The skill's glossary puts it as: the state where all parts, values, and needs align with an outcome and nothing important is harmed. A change is "ecological" when it fits the whole system; it's un-ecological when it solves the stated problem but quietly breaks something else.
Before investing resources, define what you actually want — in sensory-specific, self-actionable terms — then stress-test that outcome against every part of yourself and every system you touch. An outcome no part of you objects to, and that harms no one, is the only kind that holds.
The Rule: Never commit to a change without an ecology check — surface the secondary gain and any objecting part first, or the change won't stick.
The 8 frameworks - Well-Defined Outcomes. A 10-step recipe for a "well-formed" goal answering "What do you really want?":
- State it positive & specific (no "not" frames)
- Frame it in terms of your own ability/actions, within your responsibility
- Anchor to context — where / when / with whom, and where not
- Describe in all five senses
- Chunk down into achievable objectives
- List the resources needed
- Run an ecology check
- Set observable milestones on a timeline
- Write it down
- Test and monitor, refining as you go
Helpful Mindsets:
- Failure Into Feedback (Dilts) — break a "failure" down into what you saw, heard, and felt so it stops feeling overwhelming, mine it for the lessons it's actually teaching you, and pair it with a strong memory of success — so the setback becomes useful feedback instead of proof you can't do it.

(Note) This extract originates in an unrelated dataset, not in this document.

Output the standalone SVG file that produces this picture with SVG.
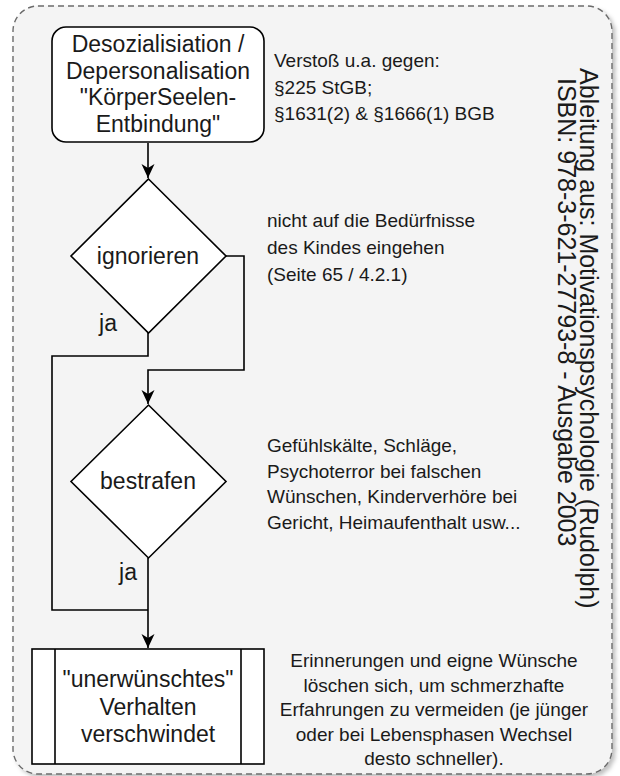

- E & E.P. Formation Pattern (Evidence & Evidence Procedure) — defines how you'll know the outcome is achieved: concrete observable evidence, the repeatable procedure to detect it (and counter-evidence), timeframes, and anticipated resistances.
- Finding Positive Intention / Behavior Appreciation — a self-sabotaging habit is usually trying to do something good for you underneath. "Talk to" the part behind it, ask "What were you trying to do for me?", and keep asking until you reach the real need. Behavior Appreciation does this physically — separate floor-spots for the behavior and for the part — so you can step between them and keep them distinct.
Ecology at three scales:
- Ecology Check (Grinder & Bandler) — dissociate to 3rd position; ask who benefits / who's hurt, short- vs long-term. Tool: Cartesian coordinates (do X → will/won't happen; don't do X → will/won't happen).
- Secondary Gain & Personal Ecology — "What about staying stuck gives me a reason to stay stuck?"
- Whole System Ecology — does this impair any other person or institution? Leverage question: "If I could have it now, would I take it?"
Mental models:
- Be → Do → Have — become the person who can achieve the outcome, then act, then enjoy the result.
- Failure is feedback — every miss is data + warning-knowledge (Edison's light bulbs).
- A problem behavior is a messenger with a positive intention, not an enemy to suppress.
Key takeaways
- Phrase every goal positively, specifically, and as something you can act on.
- Anchor outcomes to a concrete context and all five senses so the brain treats them as real.
- Always run an ecology check before committing — surface secondary gains and objecting parts first.
- Define your evidence and evidence procedure up front.
- Reframe failure as feedback — mine "failure" memories for learnings.
- Find and respond to the positive intention behind a negative behavior.
- Check ecology at three scales: parts of yourself, your personal values, the wider human/institutional systems.